The same cannot be said of the makers of Writing with Fire or the film itself, particularly that scene. Because the only thing I could think of after I'd wiped away my tears was that there was no reason for me to have seen that. I might recognise the deep significance of what I just saw, but the way it was filmed did not seem to reflect a similar understanding from the people behind the camera.
Trusted access, even to your own community, is a sacred responsibility. It informs your work, complicates it and often means that the scrutiny it'll face is just that much higher. It can also be harrowing, and the attendant responsibility really overwhelming. If the filmmakers had addressed this further, delved deeper and tried to engage with its complexities, even that might have gone some way in justifying the liberties they took. Instead, it is incredibly voyeuristic, debatably consensual, and ends up as a particularly blatant display of the savarna gaze in a film rife with it and built on it.
The overbearing imagery that riddles the film's second half stands out because it is so clumsily presented. The constant juxtaposition of Hindutva and cow politics with Khabar Lahariya’s election coverage doesn't make the statement that the filmmakers thought.
They failed when they stopped trying to tell the story they came to tell and instead got carried away by the political agendas around them. They keep trying to portray Hindutva as an overwhelmingly masculine force emphasising the 'all-male' Hindu Yuva, zooming in on the men in the last few scenes of the election parade and festival celebrations. They make much of a set of shots that show a few women watching the seemingly all-male procession from behind barred windows. But they quickly pass over shots of women dressed up in saffron saris and sunglasses, dancing and celebrating the electoral victory. To gloss over this reality might make the story more palatable and relatable but less accurate and ultimately less impactful.
Khabar Lahariya is so exponentially successful, while still entirely precarious financially and socially. Portraying the inner mechanics of Khabar Lahariya, how they do their work, how they fund it, how they sustain it, how they self-govern, train, and equip reporters etc., would have been the hook that made the film genuinely relatable. Because despite the severe deficits with which they operate, Khabar Lahariya reporters were going through the same shift from print to digital that all newsrooms had to contend with or adapt to. Their story is already universal.
Journalism is a trade profession, more craft than art or science, so the procedure, how we work — that's the best place to look if you want to explore why we do it. The film was at its most truthful when showing the magnitude of Khabar Lahariya’s work, not just in subscribers or views but in the real-world localised impact of their journalism.
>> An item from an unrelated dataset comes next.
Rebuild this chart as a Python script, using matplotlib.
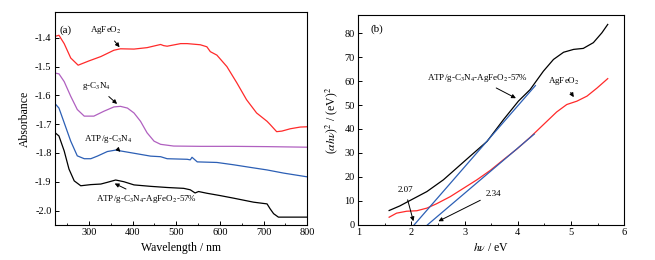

This magnitude is equally, if not more, reflected in the success of being able to gainfully employ and equip larger and larger numbers of women from diverse perspectives and backgrounds in some of the most remote areas of the cow belt.
Rather than painting a story about exceptionalism, the filmmakers could have just portrayed Khabar Lahariya as what it is consistently — reporters facing tremendous odds. Because what they're doing is excellent journalism, and I think the film loses sight of how crucial that is. Not just for Dalits and not just in Uttar Pradesh, but everywhere and everyone. Journalists everywhere can, and do, learn from how Khabar Lahariya does their work. The filmmakers chose to call their project Writing with Fire. They should have focused more on the writing.